EXERCISE: Make an exact copy of all the material below, apart from the pictures.

COLLECTED DATA:
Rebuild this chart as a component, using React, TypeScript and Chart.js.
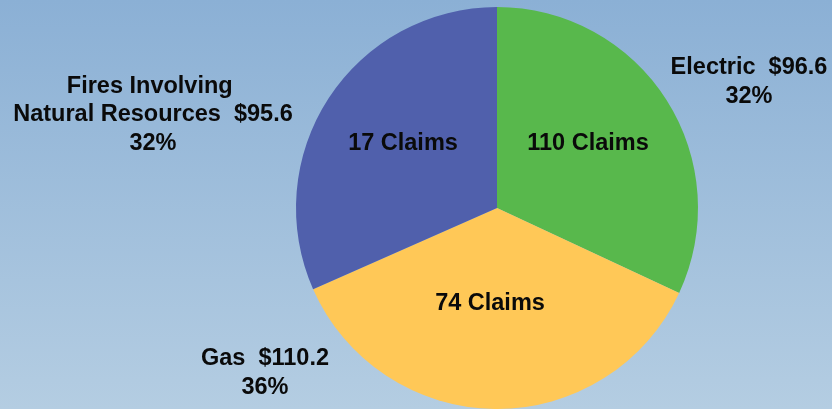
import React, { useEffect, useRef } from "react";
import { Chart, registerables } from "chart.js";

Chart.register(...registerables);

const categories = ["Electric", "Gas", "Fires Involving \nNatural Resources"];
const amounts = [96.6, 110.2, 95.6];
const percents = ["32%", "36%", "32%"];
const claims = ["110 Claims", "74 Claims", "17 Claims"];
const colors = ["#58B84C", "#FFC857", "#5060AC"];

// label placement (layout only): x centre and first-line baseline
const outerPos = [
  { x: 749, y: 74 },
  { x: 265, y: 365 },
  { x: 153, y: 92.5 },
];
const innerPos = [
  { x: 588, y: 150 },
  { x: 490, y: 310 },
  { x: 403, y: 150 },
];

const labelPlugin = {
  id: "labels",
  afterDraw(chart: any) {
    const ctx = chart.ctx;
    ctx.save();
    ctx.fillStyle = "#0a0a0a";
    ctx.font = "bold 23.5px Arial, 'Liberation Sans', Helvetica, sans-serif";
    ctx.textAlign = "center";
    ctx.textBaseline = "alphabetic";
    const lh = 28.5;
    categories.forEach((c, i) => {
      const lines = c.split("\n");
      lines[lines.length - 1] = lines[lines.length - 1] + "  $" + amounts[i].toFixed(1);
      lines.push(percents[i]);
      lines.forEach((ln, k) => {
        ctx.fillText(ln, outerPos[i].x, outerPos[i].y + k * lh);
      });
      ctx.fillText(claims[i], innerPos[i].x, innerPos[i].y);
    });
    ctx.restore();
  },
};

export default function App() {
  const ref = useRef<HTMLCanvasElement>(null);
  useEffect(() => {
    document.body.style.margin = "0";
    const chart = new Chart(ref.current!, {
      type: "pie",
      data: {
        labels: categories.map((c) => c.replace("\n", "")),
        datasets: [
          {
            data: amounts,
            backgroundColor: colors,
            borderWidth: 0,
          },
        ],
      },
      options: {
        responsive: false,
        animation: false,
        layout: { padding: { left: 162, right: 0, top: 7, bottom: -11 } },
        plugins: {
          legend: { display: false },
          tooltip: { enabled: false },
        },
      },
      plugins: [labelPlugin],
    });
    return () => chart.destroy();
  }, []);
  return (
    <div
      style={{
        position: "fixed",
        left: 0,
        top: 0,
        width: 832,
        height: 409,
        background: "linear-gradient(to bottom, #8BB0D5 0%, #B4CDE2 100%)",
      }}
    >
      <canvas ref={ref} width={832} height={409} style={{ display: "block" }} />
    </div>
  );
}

ANSWER IN FULL:
Rebuild this chart as a component, using React, TypeScript and Chart.js.
import React, { useEffect, useRef } from "react";
import { Chart, registerables } from "chart.js";

Chart.register(...registerables);

const categories = ["Electric", "Gas", "Fires Involving \nNatural Resources"];
const amounts = [96.6, 110.2, 95.6];
const percents = ["32%", "36%", "32%"];
const claims = ["110 Claims", "74 Claims", "17 Claims"];
const colors = ["#58B84C", "#FFC857", "#5060AC"];

// label placement (layout only): x centre and first-line baseline
const outerPos = [
  { x: 749, y: 74 },
  { x: 265, y: 365 },
  { x: 153, y: 92.5 },
];
const innerPos = [
  { x: 588, y: 150 },
  { x: 490, y: 310 },
  { x: 403, y: 150 },
];

const labelPlugin = {
  id: "labels",
  afterDraw(chart: any) {
    const ctx = chart.ctx;
    ctx.save();
    ctx.fillStyle = "#0a0a0a";
    ctx.font = "bold 23.5px Arial, 'Liberation Sans', Helvetica, sans-serif";
    ctx.textAlign = "center";
    ctx.textBaseline = "alphabetic";
    const lh = 28.5;
    categories.forEach((c, i) => {
      const lines = c.split("\n");
      lines[lines.length - 1] = lines[lines.length - 1] + "  $" + amounts[i].toFixed(1);
      lines.push(percents[i]);
      lines.forEach((ln, k) => {
        ctx.fillText(ln, outerPos[i].x, outerPos[i].y + k * lh);
      });
      ctx.fillText(claims[i], innerPos[i].x, innerPos[i].y);
    });
    ctx.restore();
  },
};

export default function App() {
  const ref = useRef<HTMLCanvasElement>(null);
  useEffect(() => {
    document.body.style.margin = "0";
    const chart = new Chart(ref.current!, {
      type: "pie",
      data: {
        labels: categories.map((c) => c.replace("\n", "")),
        datasets: [
          {
            data: amounts,
            backgroundColor: colors,
            borderWidth: 0,
          },
        ],
      },
      options: {
        responsive: false,
        animation: false,
        layout: { padding: { left: 162, right: 0, top: 7, bottom: -11 } },
        plugins: {
          legend: { display: false },
          tooltip: { enabled: false },
        },
      },
      plugins: [labelPlugin],
    });
    return () => chart.destroy();
  }, []);
  return (
    <div
      style={{
        position: "fixed",
        left: 0,
        top: 0,
        width: 832,
        height: 409,
        background: "linear-gradient(to bottom, #8BB0D5 0%, #B4CDE2 100%)",
      }}
    >
      <canvas ref={ref} width={832} height={409} style={{ display: "block" }} />
    </div>
  );
}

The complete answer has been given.